Ar-Rafi'i studied in Qazwin and traveled to study under major scholars of his era, including Imam al-Baghawi. He became the foremost Shafi'i authority of his time and spent most of his scholarly career in Qazwin.
His main work, al-Aziz fi Sharh al-Wajiz (also known as ash-Sharh al-Kabir or Fat'h al-Aziz), is a comprehensive multi-volume commentary on al-Ghazali's al-Wajiz (a concise Shafi'i legal text). This massive work systematically presents and evaluates the opinions of Shafi'i scholars on every legal question, documenting the development of the madhhab up to his time. It became one of the two foundational reference texts for determining the relied-upon (mu'tamad) positions of the Shafi'i school — the other being an-Nawawi's al-Majmu'.

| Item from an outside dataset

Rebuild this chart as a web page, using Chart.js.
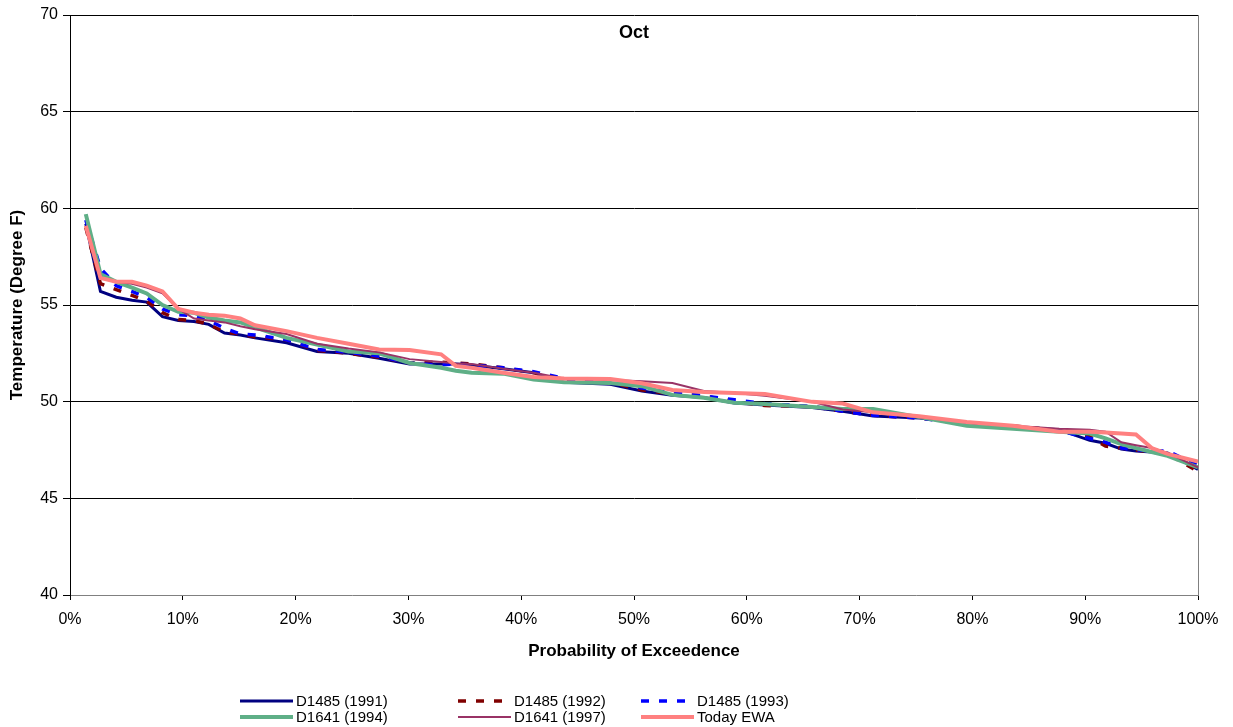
<!DOCTYPE html>
<html>
<head>
<meta charset="utf-8">
<script src="https://cdn.jsdelivr.net/npm/chart.js@4.4.1/dist/chart.umd.min.js"></script>
<style>
  html, body { margin: 0; padding: 0; background: #fff; }
  #wrap { position: relative; width: 1233px; height: 727px; }
  #c { position: absolute; left: 0; top: 0; }
  #legend { position: absolute; left: 0; top: 0; width: 1233px; height: 727px; pointer-events: none;
            font-family: "Liberation Sans", Arial, sans-serif; font-size: 15px; color: #000; }
  .item { position: absolute; height: 16px; line-height: 16px; white-space: nowrap; }
  .item svg { position: absolute; left: 0; top: 0; }
  .item span { position: absolute; top: 0; }
</style>
</head>
<body>
<div id="wrap">
  <canvas id="c" width="1233" height="727"></canvas>
  <div id="legend"></div>
</div>
<script>
// ---- Data ----
const chartTitle = "Oct";
const xAxisTitle = "Probability of Exceedence";
const yAxisTitle = "Temperature (Degree F)";
const xTicks = [0, 10, 20, 30, 40, 50, 60, 70, 80, 90, 100];
const yTicks = [40, 45, 50, 55, 60, 65, 70];

const probs = [1.4, 2.7, 4.1, 5.5, 6.8, 8.2, 9.6, 11, 12.3, 13.7, 15.1, 16.4, 19.2, 21.9, 24.7, 27.4, 30.1, 32.9, 34.2, 35.6, 38.4, 41.1, 43.8, 47.9, 50.7, 53.4, 56.2, 58.9, 61.6, 65.8, 68.5, 71.2, 75.3, 79.5, 83.6, 87.7, 90.4, 91.8, 93.2, 94.5, 95.9, 97.3, 100];

const seriesNames = ["D1485 (1991)", "D1485 (1992)", "D1485 (1993)", "D1641 (1994)", "D1641 (1997)", "Today EWA"];

const d1485_1991 = [59.2, 55.7, 55.4, 55.25, 55.15, 54.4, 54.2, 54.15, 54.0, 53.55, 53.45, 53.3, 53.05, 52.6, 52.5, 52.25, 51.95, 51.95, 51.95, 51.9, 51.7, 51.5, 51.0, 50.9, 50.55, 50.33, 50.22, 49.93, 49.83, 49.7, 49.5, 49.26, 49.15, 48.9, 48.7, 48.55, 48.0, 47.85, 47.55, 47.45, 47.4, 47.35, 46.5];
const d1485_1992 = [59.0, 56.1, 55.8, 55.5, 55.2, 54.6, 54.25, 54.2, 54.0, 53.6, 53.5, 53.35, 53.2, 52.65, 52.5, 52.3, 52.0, 52.05, 52.0, 51.95, 51.75, 51.5, 51.1, 51.0, 50.6, 50.4, 50.3, 50.0, 49.8, 49.75, 49.5, 49.3, 49.15, 48.9, 48.75, 48.5, 48.2, 47.7, 47.6, 47.5, 47.4, 47.3, 46.4];
const d1485_1993 = [59.4, 56.9, 56.0, 55.7, 55.4, 54.8, 54.5, 54.45, 54.2, 53.8, 53.5, 53.45, 53.2, 52.7, 52.55, 52.35, 52.0, 51.9, 51.95, 51.9, 51.75, 51.55, 51.2, 51.05, 50.7, 50.45, 50.3, 50.1, 49.9, 49.75, 49.5, 49.3, 49.15, 48.85, 48.7, 48.5, 48.1, 47.9, 47.6, 47.5, 47.45, 47.45, 46.7];
const d1641_1994 = [59.7, 56.6, 56.2, 55.9, 55.6, 55.0, 54.65, 54.6, 54.35, 54.2, 54.1, 53.85, 53.3, 52.95, 52.6, 52.5, 52.0, 51.75, 51.6, 51.5, 51.45, 51.15, 51.0, 50.97, 50.8, 50.35, 50.2, 49.95, 49.88, 49.72, 49.62, 49.62, 49.2, 48.75, 48.6, 48.45, 48.35, 48.1, 47.8, 47.6, 47.4, 47.2, 46.6];
const d1641_1997 = [59.0, 56.4, 56.2, 56.1, 55.9, 55.6, 54.8, 54.3, 54.2, 54.1, 53.9, 53.75, 53.5, 53.0, 52.75, 52.55, 52.2, 52.05, 51.98, 51.95, 51.7, 51.5, 51.2, 51.12, 51.05, 50.97, 50.55, 50.45, 50.3, 50.0, 49.6, 49.45, 49.2, 48.95, 48.75, 48.6, 48.55, 48.45, 47.9, 47.75, 47.6, 47.35, 46.6];
const todayEWA   = [59.1, 56.4, 56.2, 56.2, 56.0, 55.7, 54.8, 54.6, 54.5, 54.45, 54.3, 53.95, 53.65, 53.3, 53.0, 52.7, 52.67, 52.45, 51.85, 51.75, 51.5, 51.28, 51.2, 51.17, 50.95, 50.6, 50.5, 50.45, 50.4, 49.99, 49.9, 49.45, 49.25, 48.95, 48.75, 48.45, 48.45, 48.4, 48.35, 48.3, 47.6, 47.3, 46.9];

// ---- Styles ----
const seriesValues = [d1485_1991, d1485_1992, d1485_1993, d1641_1994, d1641_1997, todayEWA];
const seriesStyles = [
  { color: "#000080", width: 3,   dash: [] },
  { color: "#800000", width: 3.5, dash: [8, 10] },
  { color: "#0000FF", width: 3.5, dash: [8, 10] },
  { color: "#5FAF87", width: 4,   dash: [] },
  { color: "#993366", width: 2,   dash: [] },
  { color: "#FF8080", width: 4,   dash: [] }
];

const FONT = "'Liberation Sans', Arial, sans-serif";

const datasets = seriesValues.map((vals, i) => ({
  label: seriesNames[i],
  data: probs.map((p, k) => ({ x: p, y: vals[k] })),
  borderColor: seriesStyles[i].color,
  backgroundColor: seriesStyles[i].color,
  borderWidth: seriesStyles[i].width,
  borderDash: seriesStyles[i].dash,
  pointRadius: 0,
  tension: 0,
  fill: false,
  order: seriesValues.length - i
}));

const innerTitle = {
  id: 'innerTitle',
  afterDraw(chart) {
    const { ctx, chartArea } = chart;
    ctx.save();
    ctx.font = "bold 18px " + FONT;
    ctx.fillStyle = "#000";
    ctx.textAlign = "center";
    ctx.textBaseline = "middle";
    ctx.fillText(chartTitle, (chartArea.left + chartArea.right) / 2, chartArea.top + 18);
    ctx.restore();
  }
};

new Chart(document.getElementById('c'), {
  type: 'line',
  data: { datasets },
  plugins: [innerTitle],
  options: {
    responsive: false,
    animation: false,
    devicePixelRatio: 1,
    layout: { padding: { left: 0, right: 35, top: 15, bottom: 52 } },
    plugins: { legend: { display: false }, tooltip: { enabled: false }, title: { display: false } },
    scales: {
      x: {
        type: 'linear',
        min: 0, max: 100,
        afterBuildTicks: (s) => { s.ticks = xTicks.map(v => ({ value: v })); },
        afterFit: (s) => { s.height = 80; },
        ticks: {
          callback: (v) => v + '%',
          font: { family: FONT, size: 16 },
          color: '#000',
          padding: 10,
          maxRotation: 0,
          autoSkip: false
        },
        grid: {
          color: (ctx) => (ctx.tick && ctx.tick.value === 100) ? '#808080' : 'rgba(0,0,0,0)',
          tickColor: '#000',
          tickLength: 5,
          drawOnChartArea: true
        },
        border: { color: '#808080', width: 1 },
        title: {
          display: true,
          text: xAxisTitle,
          font: { family: FONT, size: 17, weight: 'bold' },
          color: '#000',
          padding: { top: 0, bottom: 13 }
        }
      },
      y: {
        type: 'linear',
        min: 40, max: 70,
        afterBuildTicks: (s) => { s.ticks = yTicks.map(v => ({ value: v })); },
        afterFit: (s) => { s.width = 70; },
        ticks: {
          font: { family: FONT, size: 16 },
          color: '#000',
          padding: 5
        },
        grid: {
          color: (ctx) => (ctx.tick && ctx.tick.value === 40) ? 'rgba(0,0,0,0)' : '#000',
          tickColor: '#000',
          tickLength: 7,
          lineWidth: 1
        },
        border: { color: '#000', width: 1 },
        title: {
          display: true,
          text: yAxisTitle,
          font: { family: FONT, size: 17, weight: 'bold' },
          color: '#000',
          padding: { top: 7, bottom: 0 }
        }
      }
    }
  }
});

// ---- HTML legend (3 columns x 2 rows) ----
const legendCols = [240, 458, 641];
const legendRows = [693, 709];
const legendEl = document.getElementById('legend');
seriesNames.forEach((name, i) => {
  const col = i % 3, row = Math.floor(i / 3);
  const st = seriesStyles[i];
  const lineLen = 53;
  const div = document.createElement('div');
  div.className = 'item';
  div.style.left = legendCols[col] + 'px';
  div.style.top = legendRows[row] + 'px';
  div.style.width = '200px';
  const dashAttr = st.dash.length ? ` stroke-dasharray="${st.dash.join(',')}"` : '';
  div.innerHTML = `<svg width="${lineLen}" height="16"><line x1="0" y1="8" x2="${lineLen}" y2="8" stroke="${st.color}" stroke-width="${st.width}"${dashAttr} stroke-linecap="${st.dash.length ? 'butt' : 'round'}"/></svg><span style="left:${lineLen + 3}px">${name}</span>`;
  legendEl.appendChild(div);
});
</script>
</body>
</html>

An-Nawawi based much of his own work on ar-Rafi'i's scholarship and frequently references and evaluates his views. The pair ar-Rafi'i and an-Nawawi are collectively called the Two Shaykhs (ash-Shaykhani) in the Shafi'i school. When their views agree, their joint opinion represents the strongest position. He also authored Fath al-Aziz and Muharrar, another important Shafi'i legal text.
Ar-Rafi'i passed away in Qazwin in 623 AH. His scholarship defined the parameters of the late classical Shafi'i tradition and established the standards for determining the madhhab's authoritative positions.